Stored data:

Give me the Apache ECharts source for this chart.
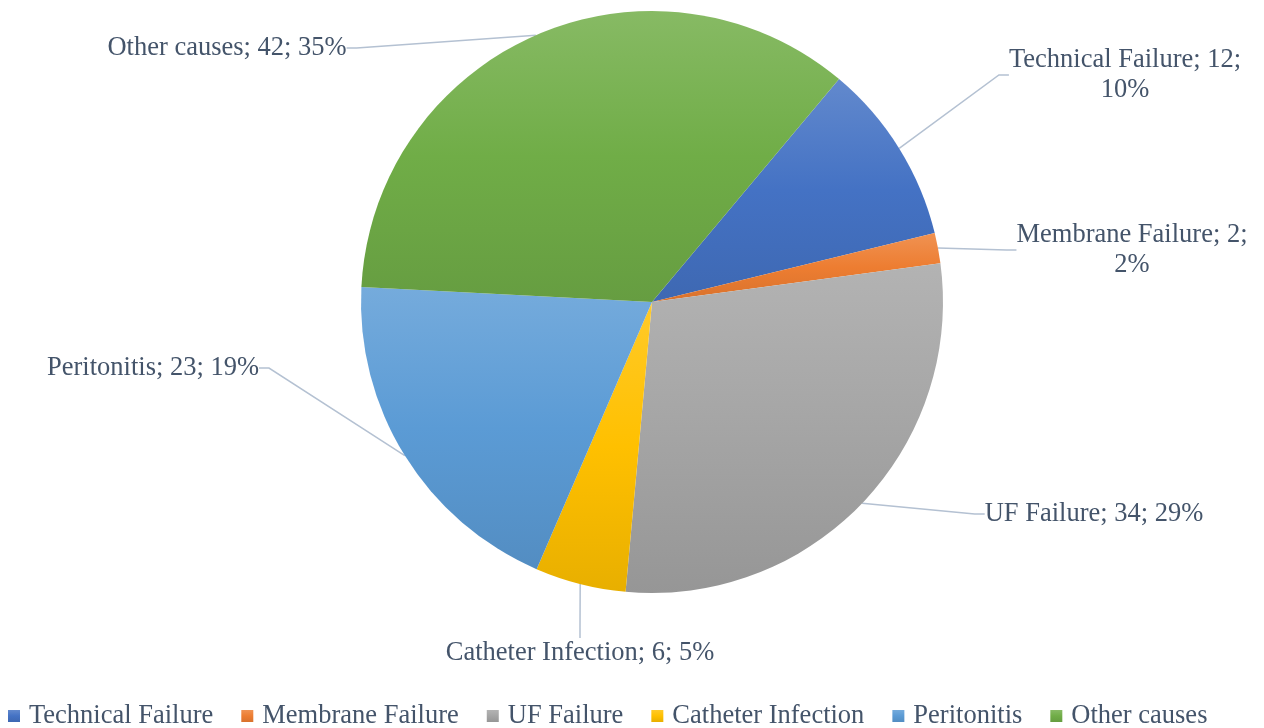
<!DOCTYPE html>
<html>
<head>
<meta charset="utf-8">
<script src="https://cdn.jsdelivr.net/npm/echarts@6/dist/echarts.min.js"></script>
<style>
  html, body { margin: 0; padding: 0; background: #ffffff; }
  #chart { width: 1264px; height: 728px; }
</style>
</head>
<body>
<div id="chart"></div>
<script>
// Causes of technique failure and their counts
const categories = ['Technical Failure', 'Membrane Failure', 'UF Failure', 'Catheter Infection', 'Peritonitis', 'Other causes'];
const counts = [12, 2, 34, 6, 23, 42];
const baseColors = ['#4472C4', '#ED7D31', '#A5A5A5', '#FFC000', '#5B9BD5', '#70AD47'];
// labels whose text wraps onto a second line before the percentage
const wrappedLabels = ['Technical Failure', 'Membrane Failure'];

const total = counts.reduce((a, b) => a + b, 0);

function mix(hex, target, t) {
  const n = parseInt(hex.slice(1), 16);
  const r = (n >> 16) & 255, g = (n >> 8) & 255, b = n & 255;
  const m = v => Math.round(v + (target - v) * t);
  return 'rgb(' + m(r) + ',' + m(g) + ',' + m(b) + ')';
}

// each slice shades from a light tint at its top to a deeper shade at its bottom
function sliceFill(hex) {
  return new echarts.graphic.LinearGradient(0, 0, 0, 1, [
    { offset: 0, color: mix(hex, 255, 0.16) },
    { offset: 0.5, color: hex },
    { offset: 1, color: mix(hex, 0, 0.09) }
  ]);
}

const seriesData = categories.map((name, i) => ({
  name: name,
  value: counts[i],
  itemStyle: { color: sliceFill(baseColors[i]) }
}));

// label anchor spots around the pie (centre of each text block)
const labelSpots = [
  { x: 1125, y: 75 },
  { x: 1132, y: 250 },
  { x: 1094, y: 514 },
  { x: 580, y: 653 },
  { x: 153, y: 368 },
  { x: 227, y: 48 }
];

const textColor = '#44546A';
const fontFamily = '"Liberation Serif", "Times New Roman", serif';
const fontSize = 26.5;

const chart = echarts.init(document.getElementById('chart'), null, { renderer: 'canvas' });

chart.setOption({
  animation: false,
  backgroundColor: '#ffffff',
  color: baseColors,
  legend: {
    top: 702,
    left: 8,
    padding: 0,
    itemWidth: 12,
    itemHeight: 12,
    itemGap: 28,
    icon: 'rect',
    textStyle: { color: textColor, fontFamily: fontFamily, fontSize: fontSize, lineHeight: 28, padding: [0, 0, 0, 4] },
    data: categories.map((name, i) => ({ name: name, itemStyle: { color: sliceFill(baseColors[i]) } }))
  },
  series: [{
    type: 'pie',
    center: [652, 302],
    radius: 291,
    startAngle: 50,
    clockwise: true,
    avoidLabelOverlap: false,
    data: seriesData,
    itemStyle: { borderWidth: 0 },
    label: {
      show: true,
      position: 'outside',
      color: textColor,
      fontFamily: fontFamily,
      fontSize: fontSize,
      lineHeight: 30,
      align: 'center',
      formatter: p => {
        const pct = Math.round(p.value / total * 100) + '%';
        const sep = wrappedLabels.indexOf(p.name) >= 0 ? '\n' : ' ';
        return p.name + '; ' + p.value + ';' + sep + pct;
      }
    },
    labelLine: {
      show: true,
      length: 20,
      length2: 10,
      lineStyle: { color: '#B4C1D2', width: 1.5 }
    },
    labelLayout: params => {
      const s = labelSpots[params.dataIndex];
      return { x: s.x, y: s.y, align: 'center', verticalAlign: 'middle' };
    },
    emphasis: { disabled: true }
  }]
});
</script>
</body>
</html>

What is required: Would you set down the listing exactly, omitting pictures?

Answer below:
Give me the Apache ECharts source for this chart.
<!DOCTYPE html>
<html>
<head>
<meta charset="utf-8">
<script src="https://cdn.jsdelivr.net/npm/echarts@6/dist/echarts.min.js"></script>
<style>
  html, body { margin: 0; padding: 0; background: #ffffff; }
  #chart { width: 1264px; height: 728px; }
</style>
</head>
<body>
<div id="chart"></div>
<script>
// Causes of technique failure and their counts
const categories = ['Technical Failure', 'Membrane Failure', 'UF Failure', 'Catheter Infection', 'Peritonitis', 'Other causes'];
const counts = [12, 2, 34, 6, 23, 42];
const baseColors = ['#4472C4', '#ED7D31', '#A5A5A5', '#FFC000', '#5B9BD5', '#70AD47'];
// labels whose text wraps onto a second line before the percentage
const wrappedLabels = ['Technical Failure', 'Membrane Failure'];

const total = counts.reduce((a, b) => a + b, 0);

function mix(hex, target, t) {
  const n = parseInt(hex.slice(1), 16);
  const r = (n >> 16) & 255, g = (n >> 8) & 255, b = n & 255;
  const m = v => Math.round(v + (target - v) * t);
  return 'rgb(' + m(r) + ',' + m(g) + ',' + m(b) + ')';
}

// each slice shades from a light tint at its top to a deeper shade at its bottom
function sliceFill(hex) {
  return new echarts.graphic.LinearGradient(0, 0, 0, 1, [
    { offset: 0, color: mix(hex, 255, 0.16) },
    { offset: 0.5, color: hex },
    { offset: 1, color: mix(hex, 0, 0.09) }
  ]);
}

const seriesData = categories.map((name, i) => ({
  name: name,
  value: counts[i],
  itemStyle: { color: sliceFill(baseColors[i]) }
}));

// label anchor spots around the pie (centre of each text block)
const labelSpots = [
  { x: 1125, y: 75 },
  { x: 1132, y: 250 },
  { x: 1094, y: 514 },
  { x: 580, y: 653 },
  { x: 153, y: 368 },
  { x: 227, y: 48 }
];

const textColor = '#44546A';
const fontFamily = '"Liberation Serif", "Times New Roman", serif';
const fontSize = 26.5;

const chart = echarts.init(document.getElementById('chart'), null, { renderer: 'canvas' });

chart.setOption({
  animation: false,
  backgroundColor: '#ffffff',
  color: baseColors,
  legend: {
    top: 702,
    left: 8,
    padding: 0,
    itemWidth: 12,
    itemHeight: 12,
    itemGap: 28,
    icon: 'rect',
    textStyle: { color: textColor, fontFamily: fontFamily, fontSize: fontSize, lineHeight: 28, padding: [0, 0, 0, 4] },
    data: categories.map((name, i) => ({ name: name, itemStyle: { color: sliceFill(baseColors[i]) } }))
  },
  series: [{
    type: 'pie',
    center: [652, 302],
    radius: 291,
    startAngle: 50,
    clockwise: true,
    avoidLabelOverlap: false,
    data: seriesData,
    itemStyle: { borderWidth: 0 },
    label: {
      show: true,
      position: 'outside',
      color: textColor,
      fontFamily: fontFamily,
      fontSize: fontSize,
      lineHeight: 30,
      align: 'center',
      formatter: p => {
        const pct = Math.round(p.value / total * 100) + '%';
        const sep = wrappedLabels.indexOf(p.name) >= 0 ? '\n' : ' ';
        return p.name + '; ' + p.value + ';' + sep + pct;
      }
    },
    labelLine: {
      show: true,
      length: 20,
      length2: 10,
      lineStyle: { color: '#B4C1D2', width: 1.5 }
    },
    labelLayout: params => {
      const s = labelSpots[params.dataIndex];
      return { x: s.x, y: s.y, align: 'center', verticalAlign: 'middle' };
    },
    emphasis: { disabled: true }
  }]
});
</script>
</body>
</html>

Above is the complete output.